Describing the effects of these coefficients in plain English is a little trickier, but broadly, the shape tends to spread out the probability mass to the right, while the rate tends to tighten it towards the left. Or you could just note that the mean of the distribution is \(\alpha/\beta\) and its variance is \(\alpha/\beta^2\).

Gamma samples’ p-values.

This time around, one parameter – the rate \(\beta\) – doesn’t appear to have much to do with how normal it looks. Which might be a little surprising, given that the variance scales with \(1/\beta^2\), so you might think the distribution would “tighten up” and look more normal as \(\beta\) ramps up. But if you look into the details of the gamma distribution, you’ll see that its’ skewness is \(2/\sqrt{\alpha}\), meaning it won’t change with \(\beta\) at all and won’t change that fast once \(\alpha\) starts getting larger, which is consistent with what we’re seeing.

The Binomial Distribution

As mentioned before, it can seem odd to model a discrete distribution with a continuous one. But it works fairly well, once you have some larger values:

Example binomial distributions.

The binomial has two parameters, the number of trials \(n\) and the probability of success \(p\). Since the density is confined to only be nonzero from 0 to \(n\), we end up with a similar problem as the beta distribution: the distribution can have significant tails on it, but can also be centered and fairly symmetric, depending on the parameters. In this case, we’d expect a more symmetric distribution – and consequently, a better normal approximation – the closer you are to \(p=0.5\), which does occur:

Binomial samples’ p-values.

Wikipedia gives a few different circumstances under which approximating the binomial distribution as normal is reasonable, but the Shapiro-Wilk test seems to reject the samples’ normality at anything near those parameters. For instance, one suggestion is that when \(np\) and \(n(1-p)\) are both above 5, the normal approximation can work; eyeballing the above plot, Shapiro-Wilk seems to only start accepting the binomial as normal when both values are over 100. Considering that this is a fairly old and seemingly well-used approximation – there’s one theorem for it dating back to 1738 – I suspect this is less a case of “this isn’t actually a great approximation” as much as it’s “Shapiro-Wilk is pretty strict, especially with 4000 samples”.

The Poisson Distribution

The Poisson is another discrete distribution, though unlike the previous distributions, it only has a single rate parameter, \(\lambda\), that defines the distribution.
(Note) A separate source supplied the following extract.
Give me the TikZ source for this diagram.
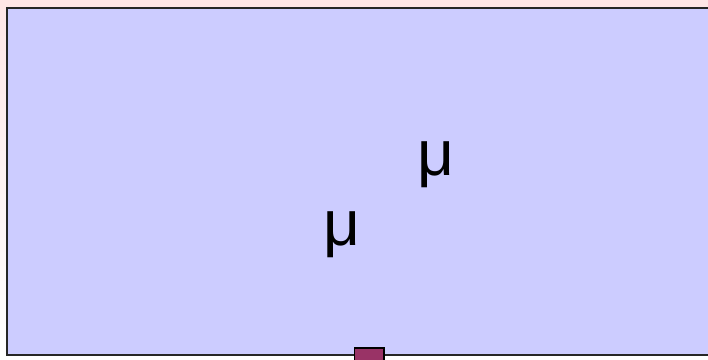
\documentclass[tikz,border=0pt]{standalone}
\usepackage{fontspec}
\setmainfont{Liberation Sans}
\definecolor{panelfill}{HTML}{CCCCFF}
\definecolor{portfill}{HTML}{993366}
\definecolor{bgpink}{HTML}{FFE6E6}
\tikzset{
  panel/.style={draw=black!85, line width=2pt, fill=panelfill},
  port/.style={draw=black, line width=1.6pt, fill=portfill},
  mulabel/.style={anchor=base, inner sep=0pt, font=\fontsize{64}{64}\selectfont}
}
\begin{document}
\begin{tikzpicture}[x=1pt,y=1pt]
  \useasboundingbox (0,0) rectangle (708,359);
  \clip (0,0) rectangle (708,359);
  \shade[top color=bgpink, bottom color=white] (0,0) rectangle (708,359);
  \draw[panel] (6.5,4) rectangle (716,350.5);
  \draw[port] (354.5,-3) rectangle (384,11);
  \node[mulabel] (mu1) at (436,184) {μ};
  \node[mulabel] (mu2) at (341.7,113.5) {μ};
\end{tikzpicture}
\end{document}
Example poisson distributions.

As before, higher parameter values produce more normal-looking curves. Since we’ve only got one parameter, we switch to a basic scatter plot, where we can now employ a smoothing line to get a more precise sense of the general trend.

Poisson samples’ p-values.

It looks like the smoothing line goes over \(p=0.05\) somewhere around \(\lambda = 300\), though it doesn’t get larger that much faster. A normal approximation for the Poisson doesn’t seem to be as prominent as it is for the binomial, but a cursory internet search turns up several mentions of it working when \(\lambda\) exceeds either 100 (possibly with a continuity correction) or 1,000. It looks like our test believed our samples were normal almost all of the time (for any typical significance level) near \(\lambda=1000\), which means it really is a good approximation there.

Final Notes

The code used to generate these simulations is here.

I don’t know how common it is to have distributions with parameter values at these extremes in real-life situations. Maybe the Poisson distribution, if you end up with a large enough time scale for your experiment that you get a lot of events in there, but I don’t really know.

I’ll close by referencing the old saying about how every problem looks like a nail when you have a hammer. If circumstances are right, it seems that the normal distribution makes for a pretty good hammer.